Since the actors often dazzle the viewer with their talent, it is easy for the viewer to fail to appreciate Eastwood’s subtler work as a director.  In the film, he shows a mature director’s ability to place his characters and move them about the screen for great effect.  In addition, his camerawork is poignant.  The camera has the tendency to fade out the scenes by looking up into the sky as if it is the only free space not yet claimed by fate.  Even if it only offers the brief respite of a dream or prayer, it has its pull on the characters and eventually the viewers. 

By effectually removing his directorial presence from the film, Eastwood has let his actors bring the script to fruition.  The result is a 137-minute film whose verisimilitude so enchants the viewer that it happens like a strong jolt, which leaves the viewer stunned.  Admirably, the film registers all the pain of loss, but refuses to let its characters restore their losses through violence, the only means they attempt.  Jimmy’s wife, Annabeth (Laura Linney), ensures him of the rightness of his actions.  Since his heart is so big, he can do whatever he feels necessary to protect those he loves.  However, his overwhelming sense of rightness leads him to forsake due process of law, to act without valid evidence, and to punish the wrong man by the wrong means.

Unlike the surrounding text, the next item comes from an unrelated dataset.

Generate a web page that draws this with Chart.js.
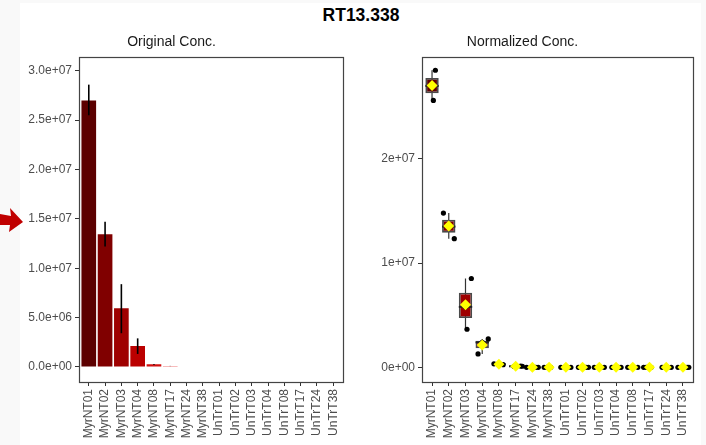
<!DOCTYPE html>
<html>
<head>
<meta charset="utf-8">
<script src="https://cdn.jsdelivr.net/npm/chart.js@4.4.0/dist/chart.umd.min.js"></script>
<style>
  html, body { margin: 0; padding: 0; }
  body { width: 706px; height: 445px; background: #f9f9f9; position: relative; overflow: hidden; font-family: "Liberation Sans", Arial, sans-serif; }
  #sheet { position: absolute; left: 20px; top: 3px; width: 681px; height: 442px; background: #fff; }
  #title { position: absolute; left: 0; top: 5px; width: 722px; text-align: center; font-weight: bold; font-size: 17.5px; color: #000; }
  .panel { position: absolute; top: 0; height: 445px; }
  #left { left: 0; width: 352px; }
  #right { left: 352px; width: 354px; }
  #arrow { position: absolute; left: 0; top: 205px; }
</style>
</head>
<body>
<div id="sheet"></div>
<div id="title">RT13.338</div>
<svg id="arrow" width="26" height="30"><polygon points="0,9 11,11 10,3 23,17 9,27 10,20 0,20" fill="#c00000"/></svg>
<div class="panel" id="left"><canvas id="origChart" width="352" height="445"></canvas></div>
<div class="panel" id="right"><canvas id="normChart" width="354" height="445"></canvas></div>
<script>
// samples on the x axis
const categories = ["MyrNT01", "MyrNT02", "MyrNT03", "MyrNT04", "MyrNT08", "MyrNT17", "MyrNT24", "MyrNT38",
  "UnTrT01", "UnTrT02", "UnTrT03", "UnTrT04", "UnTrT08", "UnTrT17", "UnTrT24", "UnTrT38"];

// Original Conc. : mean with error bar range
const origMean = [2.70e7, 1.345e7, 5.95e6, 2.13e6, 2.7e5, 1.0e5, 0, 0, 0, 0, 0, 0, 0, 0, 0, 0];
const origLow  = [2.55e7, 1.22e7, 3.42e6, 1.32e6, 2.3e5, 0.9e5, 0, 0, 0, 0, 0, 0, 0, 0, 0, 0];
const origHigh = [2.86e7, 1.47e7, 8.39e6, 2.90e6, 3.1e5, 1.1e5, 0, 0, 0, 0, 0, 0, 0, 0, 0, 0];
const origTicks = [0, 5e6, 1e7, 1.5e7, 2e7, 2.5e7, 3e7];

// Normalized Conc. : three replicates per sample
const normRep1 = [2.85e7, 1.48e7, 8.52e6, 2.72e6, 3.3e5, 1.2e5, 0, 0, 0, 0, 0, 0, 0, 0, 0, 0];
const normRep2 = [2.70e7, 1.35e7, 5.80e6, 2.39e6, 2.9e5, 1.0e5, 0, 0, 0, 0, 0, 0, 0, 0, 0, 0];
const normRep3 = [2.56e7, 1.234e7, 3.65e6, 1.28e6, 2.5e5, 0.8e5, 0, 0, 0, 0, 0, 0, 0, 0, 0, 0];
// horizontal jitter of each replicate point (category units)
const jitter1 = [0.20, -0.32, 0.35, 0.36, -0.30, 0.30, -0.35, -0.30, -0.30, 0.20, -0.30, -0.25, -0.30, -0.35, -0.25, -0.30];
const jitter2 = [0.00, 0.00, 0.00, 0.00, 0.05, 0.40, 0.20, -0.15, 0.10, 0.35, 0.30, 0.30, -0.10, -0.20, 0.30, 0.25];
const jitter3 = [0.08, 0.33, 0.09, -0.25, 0.25, -0.10, 0.35, 0.10, 0.30, -0.25, 0.10, 0.15, 0.30, 0.10, 0.10, 0.35];
const normTicks = [0, 1e7, 2e7];

const barColors = ["#5c0000", "#800000", "#9f0000", "#bb0000", "#d01010", "#f07878",
  "#f4a0a0", "#f4a0a0", "#f4a0a0", "#f4a0a0", "#f4a0a0", "#f4a0a0", "#f4a0a0", "#f4a0a0", "#f4a0a0", "#f4a0a0"];

const FONT = "'Liberation Sans', Arial, sans-serif";

function sci(v, digits) {
  return v.toExponential(digits).replace(/e([+-])(\d)$/, "e$10$2");
}

function quantile(vals, p) {
  const s = [...vals].sort((a, b) => a - b);
  const h = (s.length - 1) * p;
  const lo = Math.floor(h);
  return s[lo] + (h - lo) * ((s[lo + 1] ?? s[lo]) - s[lo]);
}

function xAxis() {
  return {
    type: "linear", min: -0.6, max: 15.6, offset: false,
    afterBuildTicks: s => { s.ticks = categories.map((c, i) => ({ value: i })); },
    ticks: { callback: v => categories[v], autoSkip: false, minRotation: 90, maxRotation: 90,
      color: "#4d4d4d", font: { size: 12, family: FONT }, padding: 3 },
    grid: { offset: false, drawOnChartArea: false, drawTicks: true, tickLength: 4, color: "#333" },
    border: { display: false },
    afterFit: s => { s.height = 63; }
  };
}

function yAxis(min, max, tickVals, digits, width) {
  return {
    min: min, max: max,
    afterBuildTicks: s => { s.ticks = tickVals.map(v => ({ value: v })); },
    ticks: { callback: v => sci(v, digits), color: "#4d4d4d", font: { size: 12, family: FONT }, padding: 3 },
    grid: { drawOnChartArea: false, drawTicks: true, tickLength: 4, color: "#333" },
    border: { display: false },
    afterFit: s => { s.width = width; }
  };
}

const panelBorder = {
  id: "panelBorder",
  afterDatasetsDraw(chart) {
    const a = chart.chartArea, ctx = chart.ctx;
    ctx.save();
    ctx.strokeStyle = "#444";
    ctx.lineWidth = 1.2;
    ctx.strokeRect(Math.round(a.left) + 0.5, Math.round(a.top) + 0.5, Math.round(a.right - a.left), Math.round(a.bottom - a.top));
    ctx.restore();
  }
};

function subtitle(text) {
  return { display: true, text: text, color: "#1a1a1a", font: { size: 14, weight: "normal", family: FONT },
    padding: { top: 34, bottom: 6 } };
}

// ---- Original Conc. ----
const errorBars = {
  id: "errorBars",
  afterDatasetsDraw(chart) {
    const meta = chart.getDatasetMeta(0), y = chart.scales.y, ctx = chart.ctx;
    ctx.save();
    ctx.strokeStyle = "#000";
    ctx.lineWidth = 1.6;
    origMean.forEach((m, i) => {
      if (origHigh[i] <= origLow[i]) return;
      const x = meta.data[i].x;
      ctx.beginPath();
      ctx.moveTo(x, y.getPixelForValue(origLow[i]));
      ctx.lineTo(x, y.getPixelForValue(origHigh[i]));
      ctx.stroke();
    });
    ctx.restore();
  }
};

new Chart(document.getElementById("origChart"), {
  type: "bar",
  data: {
    datasets: [{
      data: origMean.map((v, i) => ({ x: i, y: v })),
      backgroundColor: barColors,
      borderWidth: 0,
      barPercentage: 0.9,
      categoryPercentage: 1
    }]
  },
  options: {
    responsive: false,
    animation: false,
    layout: { padding: { top: 0, right: 9, bottom: 0, left: 0 } },
    plugins: { legend: { display: false }, tooltip: { enabled: false }, title: subtitle("Original Conc.") },
    scales: { x: xAxis(), y: yAxis(-1.52e6, 3.142e7, origTicks, 1, 79) }
  },
  plugins: [errorBars, panelBorder]
});

// ---- Normalized Conc. ----
const reps = [normRep1, normRep2, normRep3];
const jits = [jitter1, jitter2, jitter3];
const stats = categories.map((c, i) => {
  const v = reps.map(r => r[i]);
  return { min: Math.min(...v), max: Math.max(...v), q1: quantile(v, 0.25), med: quantile(v, 0.5), q3: quantile(v, 0.75),
    mean: v.reduce((a, b) => a + b, 0) / v.length };
});

const whiskers = {
  id: "whiskers",
  beforeDatasetsDraw(chart) {
    const x = chart.scales.x, y = chart.scales.y, ctx = chart.ctx;
    ctx.save();
    ctx.strokeStyle = "#333";
    ctx.lineWidth = 1.2;
    stats.forEach((s, i) => {
      if (s.max <= s.min) return;
      const px = x.getPixelForValue(i);
      ctx.beginPath();
      ctx.moveTo(px, y.getPixelForValue(s.min));
      ctx.lineTo(px, y.getPixelForValue(s.max));
      ctx.stroke();
    });
    ctx.restore();
  },
  afterDatasetDraw(chart, args) {
    if (args.index !== 2) return;
    const x = chart.scales.x, y = chart.scales.y, ctx = chart.ctx;
    ctx.save();
    ctx.strokeStyle = "#222";
    ctx.lineWidth = 2;
    stats.forEach((s, i) => {
      if (s.max <= s.min) return;
      const py = y.getPixelForValue(s.med);
      ctx.beginPath();
      ctx.moveTo(x.getPixelForValue(i - 0.4), py);
      ctx.lineTo(x.getPixelForValue(i + 0.4), py);
      ctx.stroke();
    });
    ctx.restore();
  }
};

const pointData = [];
reps.forEach((r, k) => r.forEach((v, i) => pointData.push({ x: i + jits[k][i], y: v })));

new Chart(document.getElementById("normChart"), {
  type: "bar",
  data: {
    datasets: [
      { type: "scatter", data: stats.map((s, i) => ({ x: i, y: s.mean })), pointStyle: "rectRot",
        pointRadius: 5.5, backgroundColor: "#ffff00", borderWidth: 0 },
      { type: "scatter", data: pointData, pointRadius: 2.6, backgroundColor: "#000", borderWidth: 0 },
      { type: "bar", data: stats.map((s, i) => ({ x: i, y: [s.q1, s.q3] })), backgroundColor: barColors,
        borderColor: "#4a4a4a", borderWidth: 1.8, borderSkipped: false, barPercentage: 0.8, categoryPercentage: 1 }
    ]
  },
  options: {
    responsive: false,
    animation: false,
    layout: { padding: { top: 0, right: 13, bottom: 0, left: 0 } },
    plugins: { legend: { display: false }, tooltip: { enabled: false }, title: subtitle("Normalized Conc.") },
    scales: { x: xAxis(), y: yAxis(-1.41e6, 2.979e7, normTicks, 0, 70) }
  },
  plugins: [whiskers, panelBorder]
});
</script>
</body>
</html>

It will be difficult for anyone to walk away from this film certain that Jimmy has restored the proper moral order.  In a time when a strong desire for vindication is present in America, and the proof that it can lead us wayward is blatantly evident, Eastwood’s film can serve as a reminder that violence does not always fix what is wrong.  In the end, Jimmy still needs to heal and I wonder how much another death has helped him.  Is he not still standing in the same street to which he lost Dave?  Still as weak and wounded as before?  It is not necessary for a film to provide answers, and Mystic River proves that debunking certain ones is sometimes the most valuable thing we can do.  For its bravery and maturity, amongst its other admirable qualities, I give it an A.